John Newton & the Storm that Changed His Life
John Newton was born in 1725 to a religious family. At seven his mother died, leaving him a few years of education until his naval life began at 11. He rose to be a slave master on a Jamaican plantation by the age of 18, before entering naval service unwillingly through being ‘pressed’. After attempts of desertion, Newton was exchanged to a slave ship bound for Africa, from which he would be rescued by an old friend in 1748.
Whilst returning to England, the ship he was on suffered through a terrible storm. Fearing for his life, Newton prayed for safety and deliverance, and they made it through the storm. This experience jump-started John on his path to Evangelical Christianity.
By 1764, at the age of 39, Newton had turned to preaching with the Anglican Priesthood, based in Olney, Buckinghamshire. It was said about him that he showed respect and compassion towards all.
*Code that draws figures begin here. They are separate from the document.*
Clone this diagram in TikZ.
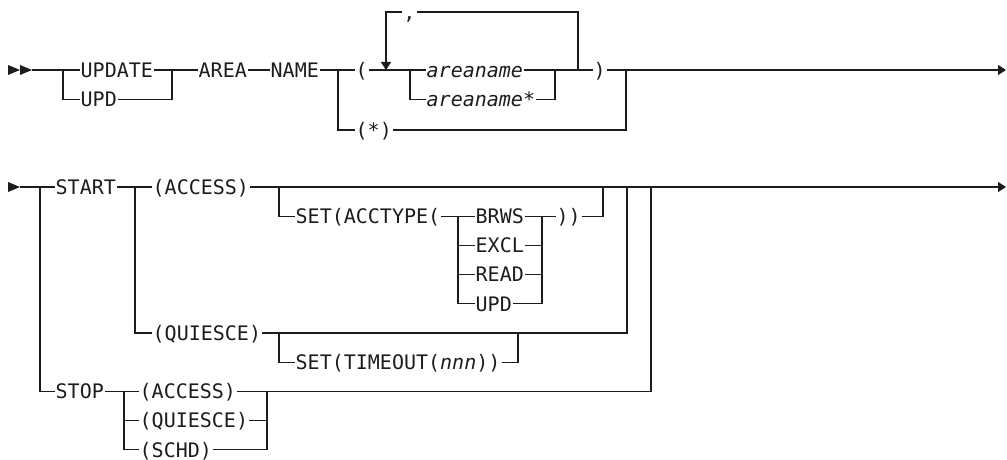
\documentclass[tikz,border=0pt]{standalone}
\usepackage{fontspec}
\setmonofont{DejaVu Sans Mono}
\usepackage{tikz}
\usetikzlibrary{arrows.meta}
\definecolor{ink}{HTML}{1C1C1C}

\begin{document}
\begin{tikzpicture}[x=1pt,y=-1pt,
    rail/.style={draw=ink,line width=1.1pt},
    railend/.style={-{Triangle[length=8pt,width=10pt]}},
    kw/.style={anchor=west,text=ink,inner xsep=1pt,inner ysep=0pt,
      text height=14.6pt,text depth=0pt,
      font=\ttfamily\fontsize{20}{22}\selectfont},
    var/.style={kw,font=\ttfamily\itshape\fontsize{20}{22}\selectfont}]
  \useasboundingbox (0,0) rectangle (1007,460);

  % UPDATE AREA NAME
  \fill[ink] (8,65) -- (20,70) -- (8,75) -- cycle;
  \fill[ink] (20,65) -- (32,70) -- (20,75) -- cycle;
  \coordinate (in1) at (32,70);
  \coordinate (out1) at (1006,70);
  \coordinate (forkU) at (63,70);
  \coordinate (joinU) at (172,70);
  \coordinate (forkP) at (338,70);
  \coordinate (loopL) at (386,70);
  \coordinate (forkA) at (410,70);
  \coordinate (joinA) at (555,70);
  \coordinate (loopR) at (578,70);
  \coordinate (joinP) at (626,70);

  \node[kw] (update) at (79.5,70) {UPDATE};
  \node[kw] (upd) at (79.5,99.5) {UPD};
  \node[kw] (area) at (197.5,70) {AREA};
  \node[kw] (name) at (269.5,70) {NAME};
  \node[kw] (lpar) at (354.5,70) {(};
  \node[var] (aname) at (425.5,70) {areaname};
  \node[var] (anamest) at (425.5,99.5) {areaname*};
  \node[kw] (rpar) at (592.5,70) {)};
  \node[kw] (allareas) at (354.5,130) {(*)};
  \node[kw,anchor=center] (comma) at (409.5,12) {,};

  \draw[rail] (in1) -- (update.west);
  \draw[rail] (forkU) |- (upd.west);
  \draw[rail] (update.east) -- (area.west);
  \draw[rail] (upd.east) -| (joinU);
  \draw[rail] (area.east) -- (name.west);
  \draw[rail] (name.east) -- (lpar.west);
  \draw[rail] (forkP) |- (allareas.west);
  \draw[rail] (lpar.east) -- (aname.west);
  \draw[rail] (forkA) |- (anamest.west);
  \draw[rail] (aname.east) -- (rpar.west);
  \draw[rail] (anamest.east) -| (joinA);
  \draw[rail] (loopR) |- (comma.east);
  \draw[rail,railend] (comma.west) -| (loopL);
  \draw[rail,railend] (rpar.east) -- (out1);
  \draw[rail] (allareas.east) -| (joinP);

  % START / STOP
  \fill[ink] (8,182) -- (20,187) -- (8,192) -- cycle;
  \coordinate (in2) at (20,187);
  \coordinate (out2) at (1006,187);
  \coordinate (forkS) at (40,187);
  \coordinate (forkQ) at (135,187);
  \coordinate (forkSet) at (279,187);
  \coordinate (forkT) at (458,216.2);
  \coordinate (joinT) at (542,216.2);
  \coordinate (joinSet) at (603,187);
  \coordinate (joinQ) at (627,187);
  \coordinate (forkTo) at (279,333);
  \coordinate (joinTo) at (518,333);
  \coordinate (forkStop) at (124,391.4);
  \coordinate (joinStop) at (267,391.4);
  \coordinate (joinS) at (651,187);

  \node[kw] (start) at (54.5,187) {START};
  \node[kw] (access) at (151.5,187) {(ACCESS)};
  \node[kw] (setacc) at (294.5,216.2) {SET(ACCTYPE(};
  \node[kw] (brws) at (474.5,216.2) {BRWS};
  \node[kw] (excl) at (474.5,245.4) {EXCL};
  \node[kw] (read) at (474.5,274.6) {READ};
  \node[kw] (updacc) at (474.5,303.8) {UPD};
  \node[kw] (closeacc) at (555.5,216.2) {))};
  \node[kw] (quiesce) at (151.5,333) {(QUIESCE)};
  \node[kw] (settime) at (294.5,362.2) {SET(TIMEOUT(\textit{nnn}))};
  \node[kw] (stop) at (54.5,391.4) {STOP};
  \node[kw] (stopacc) at (138.5,391.4) {(ACCESS)};
  \node[kw] (stopqui) at (138.5,420.6) {(QUIESCE)};
  \node[kw] (stopschd) at (138.5,449.8) {(SCHD)};

  \draw[rail] (in2) -- (start.west);
  \draw[rail] (forkS) |- (stop.west);
  \draw[rail] (start.east) -- (access.west);
  \draw[rail] (forkQ) |- (quiesce.west);
  \draw[rail,railend] (access.east) -- (out2);
  \draw[rail] (forkSet) |- (setacc.west);
  \draw[rail] (setacc.east) -- (brws.west);
  \foreach \n in {excl,read,updacc}
    \draw[rail] (forkT) |- (\n.west);
  \draw[rail] (brws.east) -- (closeacc.west);
  \foreach \n in {excl,read,updacc}
    \draw[rail] (\n.east) -| (joinT);
  \draw[rail] (closeacc.east) -| (joinSet);
  \draw[rail] (quiesce.east) -| (joinQ);
  \draw[rail] (forkTo) |- (settime.west);
  \draw[rail] (settime.east) -| (joinTo);
  \draw[rail] (stop.east) -- (stopacc.west);
  \foreach \n in {stopqui,stopschd}
    \draw[rail] (forkStop) |- (\n.west);
  \draw[rail] (stopacc.east) -| (joinS);
  \foreach \n in {stopqui,stopschd}
    \draw[rail] (\n.east) -| (joinStop);
\end{tikzpicture}
\end{document}
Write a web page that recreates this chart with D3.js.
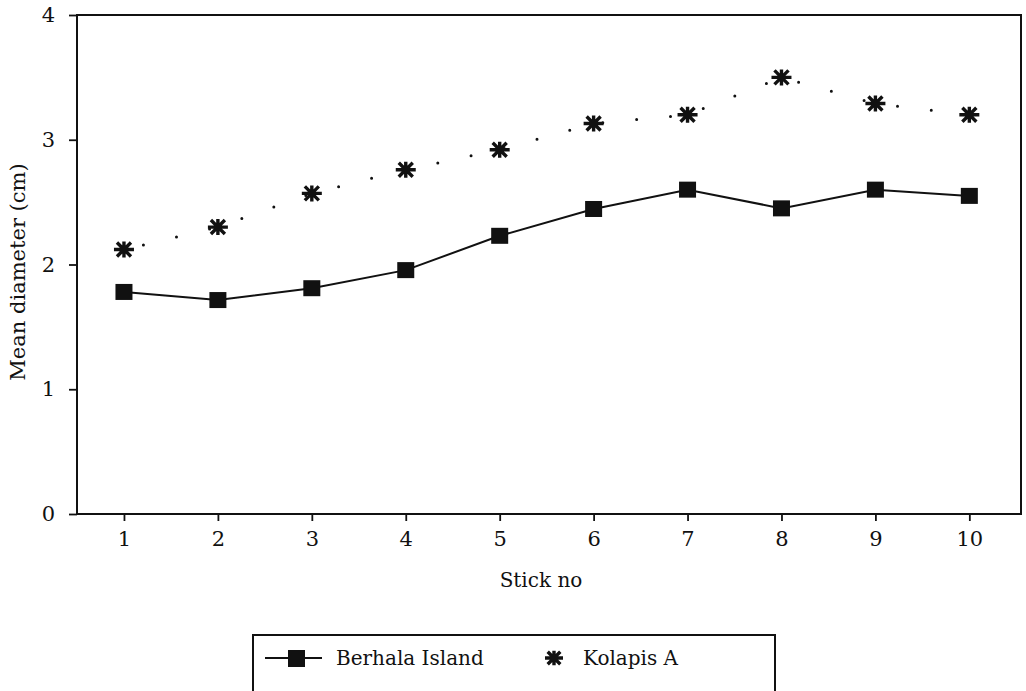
<!DOCTYPE html>
<html>
<head>
<meta charset="utf-8">
<script src="https://cdn.jsdelivr.net/npm/d3@7"></script>
<style>
  body { margin: 0; background: #fff; }
  svg text { font-family: "DejaVu Serif", "Liberation Serif", serif; fill: #111; }
</style>
</head>
<body>
<div id="container"></div>
<script>
// data
const sticks = [1, 2, 3, 4, 5, 6, 7, 8, 9, 10];
const berhala = [1.78, 1.715, 1.81, 1.955, 2.23, 2.445, 2.60, 2.45, 2.60, 2.55];
const kolapis = [2.12, 2.30, 2.57, 2.76, 2.92, 3.13, 3.20, 3.50, 3.29, 3.20];
const yTicks = [0, 1, 2, 3, 4];
const seriesNames = ["Berhala Island", "Kolapis A"];

const w = 1026;
const h = 691;
const plotLeft = 77, plotTop = 15, plotRight = 1021, plotBottom = 514;
const fontSize = 20;

const svg = d3.select("#container")
  .append("svg")
  .attr("width", w)
  .attr("height", h);

const xScale = d3.scaleLinear()
  .domain([0.5, 10.55])
  .range([plotLeft, plotRight]);

const yScale = d3.scaleLinear()
  .domain([0, 4])
  .range([plotBottom, plotTop]);

const xAxis = d3.axisBottom(xScale)
  .tickValues(sticks)
  .tickSize(7)
  .tickPadding(10)
  .tickFormat(d3.format("d"));

const yAxis = d3.axisLeft(yScale)
  .tickValues(yTicks)
  .tickSize(8)
  .tickPadding(14)
  .tickFormat(d3.format("d"));

const gx = svg.append("g")
  .attr("transform", "translate(0," + plotBottom + ")")
  .call(xAxis);

const gy = svg.append("g")
  .attr("transform", "translate(" + plotLeft + ",0)")
  .call(yAxis);

[gx, gy].forEach(g => {
  g.select(".domain").remove();
  g.selectAll(".tick line").attr("stroke", "#111").attr("stroke-width", 1.8);
  g.selectAll(".tick text")
    .attr("font-size", 21)
    .attr("fill", "#111")
    .style("font-family", "'DejaVu Serif', serif");
});

// frame
svg.append("rect")
  .attr("x", plotLeft)
  .attr("y", plotTop)
  .attr("width", plotRight - plotLeft)
  .attr("height", plotBottom - plotTop)
  .attr("fill", "none")
  .attr("stroke", "#111")
  .attr("stroke-width", 2);

// axis titles
svg.append("text")
  .attr("x", 541)
  .attr("y", 587)
  .attr("text-anchor", "middle")
  .attr("font-size", fontSize)
  .text("Stick no");

svg.append("text")
  .attr("transform", "translate(25,272) rotate(-90)")
  .attr("text-anchor", "middle")
  .attr("font-size", 21)
  .text("Mean diameter (cm)");

// Kolapis A, sparse dotted line
const kLine = d3.line()
  .x((d, i) => xScale(sticks[i]))
  .y(d => yScale(d));

svg.append("path")
  .datum(kolapis)
  .attr("d", kLine)
  .attr("fill", "none")
  .attr("stroke", "#111")
  .attr("stroke-width", 3)
  .attr("stroke-linecap", "round")
  .attr("stroke-dasharray", "0,34")
  .attr("stroke-dashoffset", -20);

// Berhala Island, solid line
const bLine = d3.line()
  .x((d, i) => xScale(sticks[i]))
  .y(d => yScale(d));

svg.append("path")
  .datum(berhala)
  .attr("d", bLine)
  .attr("fill", "none")
  .attr("stroke", "#111")
  .attr("stroke-width", 2);

function star(g, s) {
  const r = s / 2;
  const d = r * 0.7;
  g.append("path")
    .attr("d", "M" + (-r) + ",0H" + r +
      "M" + (-d) + "," + (-d) + "L" + d + "," + d +
      "M" + (-d) + "," + d + "L" + d + "," + (-d) +
      "M0," + (-r * 0.8) + "V" + (r * 0.8))
    .attr("stroke", "#111")
    .attr("stroke-width", 3.4)
    .attr("fill", "none");
}

svg.selectAll("rect.sq")
  .data(berhala)
  .enter()
  .append("rect")
  .attr("class", "sq")
  .attr("x", (d, i) => xScale(sticks[i]) - 8.5)
  .attr("y", d => yScale(d) - 8)
  .attr("width", 17)
  .attr("height", 16)
  .attr("fill", "#111");

svg.selectAll("g.st")
  .data(kolapis)
  .enter()
  .append("g")
  .attr("class", "st")
  .attr("transform", (d, i) => "translate(" + xScale(sticks[i]) + "," + yScale(d) + ")")
  .each(function() { star(d3.select(this), 20); });

// legend
const lg = svg.append("g");
lg.append("rect")
  .attr("x", 253)
  .attr("y", 635)
  .attr("width", 522)
  .attr("height", 70)
  .attr("fill", "none")
  .attr("stroke", "#111")
  .attr("stroke-width", 2);

lg.append("line")
  .attr("x1", 265).attr("x2", 322)
  .attr("y1", 658).attr("y2", 658)
  .attr("stroke", "#111")
  .attr("stroke-width", 2);
lg.append("rect")
  .attr("x", 288).attr("y", 650)
  .attr("width", 17).attr("height", 17)
  .attr("fill", "#111");
lg.append("text")
  .attr("x", 336).attr("y", 665)
  .attr("font-size", fontSize)
  .text(seriesNames[0]);

star(lg.append("g").attr("transform", "translate(554,658)"), 18);
lg.append("text")
  .attr("x", 583).attr("y", 665)
  .attr("font-size", fontSize)
  .text(seriesNames[1]);
</script>
</body>
</html>
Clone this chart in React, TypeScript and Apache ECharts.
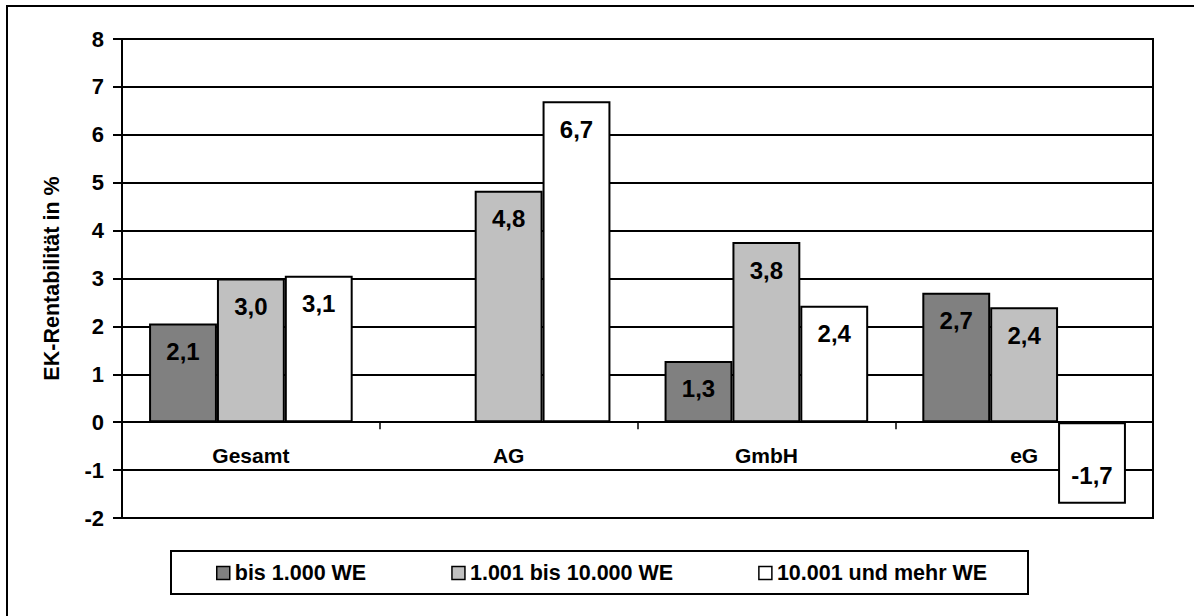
import React, { useEffect, useRef } from "react";
import * as echarts from "echarts";

const categories = ["Gesamt", "AG", "GmbH", "eG"];
const seriesNames = ["bis 1.000 WE", "1.001 bis 10.000 WE", "10.001 und mehr WE"];
const smallValues = [2.06, null, 1.28, 2.7];
const midValues = [3.0, 4.83, 3.76, 2.4];
const largeValues = [3.06, 6.7, 2.43, -1.7];
const colors = ["#808080", "#C0C0C0", "#FFFFFF"];
const yTicks = { min: -2, max: 8, interval: 1 };

const FONT = "'Liberation Sans', Arial, Helvetica, sans-serif";

export default function App() {
  const ref = useRef<HTMLDivElement>(null);
  useEffect(() => {
    if (!ref.current) return;
    const chart = echarts.init(ref.current, undefined, { renderer: "svg" });
    const fmt = (p: any) =>
      p.value == null ? "" : (Math.round(p.value * 10) / 10).toFixed(1).replace(".", ",");
    const mkData = (arr: (number | null)[]) =>
      arr.map((v) =>
        v != null && v < 0
          ? { value: v, label: { position: "insideBottom", distance: 16 } }
          : v
      );
    const allValues = [smallValues, midValues, largeValues];
    chart.setOption({
      animation: false,
      textStyle: { fontFamily: FONT },
      grid: {
        left: 122,
        right: 41,
        top: 39,
        bottom: 98,
        show: true,
        borderColor: "#000",
        borderWidth: 2,
        backgroundColor: "transparent",
      },
      legend: {
        left: 216,
        top: 562,
        padding: 0,
        itemWidth: 13,
        itemHeight: 13,
        itemGap: 85,
        icon: "rect",
        selectedMode: false,
        textStyle: { fontFamily: FONT, fontWeight: "bold", fontSize: 21.5, color: "#000" },
        data: seriesNames.map((n) => ({ name: n, itemStyle: { borderColor: "#000", borderWidth: 1.5 } })),
      },
      graphic: [
        {
          type: "rect",
          shape: { x: 7, y: 6, width: 1300, height: 800 },
          style: { fill: "none", stroke: "#000", lineWidth: 2 },
          silent: true,
        },
        {
          type: "rect",
          shape: { x: 171, y: 551, width: 857, height: 43 },
          style: { fill: "none", stroke: "#000", lineWidth: 2 },
          silent: true,
          z: -1,
        },
      ],
      xAxis: {
        type: "category",
        data: categories,
        axisLine: { onZero: true, lineStyle: { color: "#000", width: 2 } },
        axisTick: { show: true, length: 7, inside: false, lineStyle: { color: "#000", width: 1.5 } },
        axisLabel: {
          color: "#000",
          fontFamily: FONT,
          fontWeight: "bold",
          fontSize: 21,
          margin: -73,
        },
        splitLine: { show: false },
      },
      yAxis: {
        type: "value",
        min: yTicks.min,
        max: yTicks.max,
        interval: yTicks.interval,
        name: "EK-Rentabilität in %",
        nameLocation: "middle",
        nameGap: 59,
        nameTextStyle: { color: "#000", fontFamily: FONT, fontWeight: "bold", fontSize: 21.5 },
        axisLine: { show: true, lineStyle: { color: "#000", width: 2 } },
        axisTick: { show: true, length: 9, lineStyle: { color: "#000", width: 2 } },
        axisLabel: {
          color: "#000",
          fontFamily: FONT,
          fontWeight: "bold",
          fontSize: 22,
          margin: 18,
        },
        splitLine: { show: true, lineStyle: { color: "#000", width: 2 } },
      },
      series: seriesNames.map((name, i) => ({
        name,
        type: "bar",
        data: mkData(allValues[i]),
        barGap: "0%",
        barCategoryGap: "21%",
        itemStyle: { color: colors[i], borderColor: "#000", borderWidth: 2 },
        label: {
          show: true,
          position: "insideTop",
          distance: 16,
          formatter: fmt,
          color: "#000",
          fontFamily: FONT,
          fontWeight: "bold",
          fontSize: 24,
        },
      })),
    });
    return () => chart.dispose();
  }, []);
  return (
    <div
      ref={ref}
      style={{ position: "fixed", left: 0, top: 0, width: 1194, height: 616, background: "#fff" }}
    />
  );
}
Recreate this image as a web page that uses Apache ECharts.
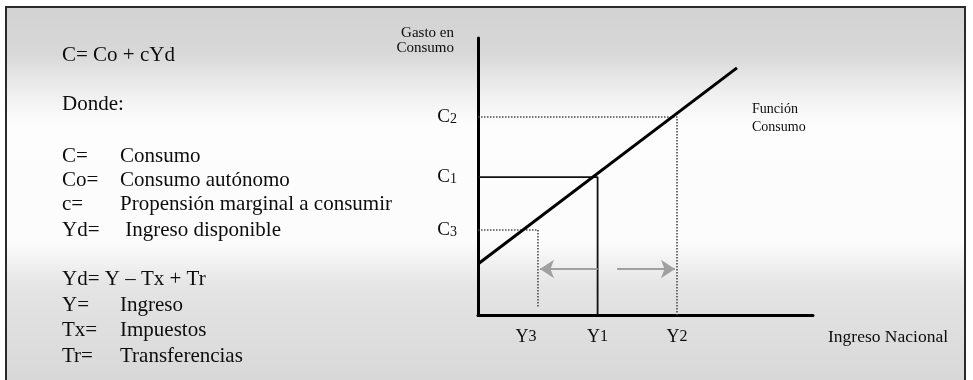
<!DOCTYPE html>
<html>
<head>
<meta charset="utf-8">
<script src="https://cdn.jsdelivr.net/npm/echarts@6/dist/echarts.min.js"></script>
<style>
  html, body { margin: 0; padding: 0; background: #ffffff; }
  #chart { width: 973px; height: 380px; }
</style>
</head>
<body>
<div id="chart"></div>
<script>
// ---- Data (in arbitrary 0-100 units) ----
const xLevelNames = ['Y3', 'Y1', 'Y2'];
const xLevels = [17.9, 35.7, 59.4];
const yLevelNames = ['C3', 'C1', 'C2'];
const yLevels = [30.7, 49.8, 71.5];
const consumptionLine = [[0, 18.4], [77.3, 89.2]];
const c1Guide = [[0, 49.8], [35.7, 49.8], [35.7, 0]];
const c2Guide = [[0, 71.5], [59.4, 71.5], [59.4, 0]];
const c3Guide = [[0, 30.7], [17.9, 30.7], [17.9, 2.9]];
const leftArrow = [[35.7, 16.6], [18.5, 16.6]];
const rightArrow = [[41.5, 16.6], [58.8, 16.6]];
const xAxisTitle = 'Ingreso Nacional';
const yAxisTitle = 'Gasto en\nConsumo';
const curveTitle = 'Función\nConsumo';

// ---- Text block on the left ----
const formulaMain = 'C= Co + cYd';
const dondeText = 'Donde:';
const defsA = [['C=', 'Consumo'], ['Co=', 'Consumo autónomo'], ['c=', 'Propensión marginal a consumir'], ['Yd=', ' Ingreso disponible']];
const formulaB = 'Yd= Y – Tx + Tr';
const defsB = [['Y=', 'Ingreso'], ['Tx=', 'Impuestos'], ['Tr=', 'Transferencias']];

const SERIF = "'Liberation Serif', 'Times New Roman', 'DejaVu Serif', serif";
const INK = '#0d0d0d';
const chart = echarts.init(document.getElementById('chart'), null, { renderer: 'canvas' });

function nearestIndex(v, levels) {
  let best = 0;
  for (let i = 1; i < levels.length; i++) {
    if (Math.abs(levels[i] - v) < Math.abs(levels[best] - v)) best = i;
  }
  return best;
}
function yName(v) {
  const n = yLevelNames[nearestIndex(v, yLevels)];
  return '{b|' + n.charAt(0) + '}{s|' + n.slice(1) + '}';
}
function xName(v) {
  const i = nearestIndex(v, xLevels);
  const n = xLevelNames[i];
  // first label sits a little left of its guide line in the reference
  return '{b|' + n.charAt(0) + '}{' + (i === 0 ? 'sl' : 's') + '|' + n.slice(1) + '}';
}

// layout of left text block
const textEls = [];
function addText(x, y, str) {
  textEls.push({
    type: 'text', x: x, y: y, z: 100,
    style: { text: str, font: '21px ' + SERIF, fill: INK, verticalAlign: 'middle', align: 'left' }
  });
}
addText(62, 55, formulaMain);
addText(62, 104, dondeText);
const rowsA = [156, 180.5, 204, 230];
defsA.forEach((d, i) => { addText(62, rowsA[i], d[0]); addText(120, rowsA[i], d[1]); });
addText(62, 279, formulaB);
const rowsB = [305, 330, 356];
defsB.forEach((d, i) => { addText(62, rowsB[i], d[0]); addText(120, rowsB[i], d[1]); });

textEls.push({
  type: 'text', x: 752, y: 100, z: 100,
  style: { text: curveTitle, font: '14px ' + SERIF, fill: INK, lineHeight: 18, verticalAlign: 'top', align: 'left' }
});

const background = {
  type: 'rect', z: -10,
  shape: { x: 6, y: 7, width: 959, height: 390 },
  style: {
    fill: new echarts.graphic.LinearGradient(0, 0, 0, 1, [
      { offset: 0, color: '#d2d2d2' },
      { offset: 0.12, color: '#d8d8d8' },
      { offset: 0.22, color: '#efefef' },
      { offset: 0.3, color: '#fdfdfd' },
      { offset: 0.6, color: '#fcfcfc' },
      { offset: 0.72, color: '#e4e4e4' },
      { offset: 1, color: '#d6d6d6' }
    ]),
    stroke: '#2a2a2a', lineWidth: 2
  }
};

const dotted = { color: '#4a4a4a', width: 1.6, type: [1.5, 1.5] };

chart.setOption({
  animation: false,
  backgroundColor: '#ffffff',
  graphic: [background].concat(textEls),
  grid: { left: 478, right: 160, top: 38, bottom: 65, containLabel: false },
  xAxis: {
    type: 'value', min: 0, max: 100,
    splitLine: { show: false },
    axisTick: { show: false },
    axisLine: { lineStyle: { color: '#000', width: 3 } },
    axisLabel: {
      customValues: xLevels,
      formatter: xName,
      margin: 13,
      rich: {
        b: { fontSize: 18, fontFamily: SERIF, color: INK },
        s: { fontSize: 16, fontFamily: SERIF, color: INK },
        sl: { fontSize: 16, fontFamily: SERIF, color: INK, padding: [0, 24, 0, 0] }
      }
    },
    name: xAxisTitle,
    nameLocation: 'end',
    nameGap: 15,
    nameTextStyle: { fontSize: 17.5, fontFamily: SERIF, color: INK, verticalAlign: 'top', padding: [13, 0, 0, 0] }
  },
  yAxis: {
    type: 'value', min: 0, max: 100,
    splitLine: { show: false },
    axisTick: { show: false },
    axisLine: { lineStyle: { color: '#000', width: 3 } },
    axisLabel: {
      customValues: yLevels,
      formatter: yName,
      margin: 21,
      rich: {
        b: { fontSize: 19, fontFamily: SERIF, color: INK },
        s: { fontSize: 14, fontFamily: SERIF, color: INK, padding: [5, 0, 0, 0] }
      }
    },
    name: yAxisTitle,
    nameLocation: 'end',
    nameGap: 12,
    nameTextStyle: { fontSize: 15, lineHeight: 15, fontFamily: SERIF, color: INK, align: 'right', verticalAlign: 'top', padding: [0, 24, 0, 0] }
  },
  series: [
    { type: 'line', data: c2Guide, symbol: 'none', lineStyle: dotted, z: 3 },
    { type: 'line', data: c3Guide, symbol: 'none', lineStyle: dotted, z: 3 },
    { type: 'line', data: c1Guide, symbol: 'none', lineStyle: { color: '#111', width: 1.8 }, z: 3 },
    { type: 'line', data: consumptionLine, symbol: 'none', lineStyle: { color: '#000', width: 3 }, z: 4 },
    {
      type: 'lines', coordinateSystem: 'cartesian2d', z: 5,
      symbol: ['none', 'arrow'], symbolSize: [15, 14],
      lineStyle: { color: '#a0a0a0', width: 2, opacity: 1 },
      data: [{ coords: leftArrow }, { coords: rightArrow }]
    }
  ]
});
</script>
</body>
</html>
Around this time, a volume of hymns had been produced with Newton’s assistance by William Cowper, an Abolitionist Poet; one of these Hymns was the now iconic Amazing Grace.
Later in his life, Newton had begun to look back with shame on the slave trade he had participated in, and moved towards using his words to assist the Abolitionist movement. By mid-1807, Newton was still alive to hear of the Abolition of the slave trade and “rejoiced to hear the wonderful news.” John Newton died on 21st December 1807.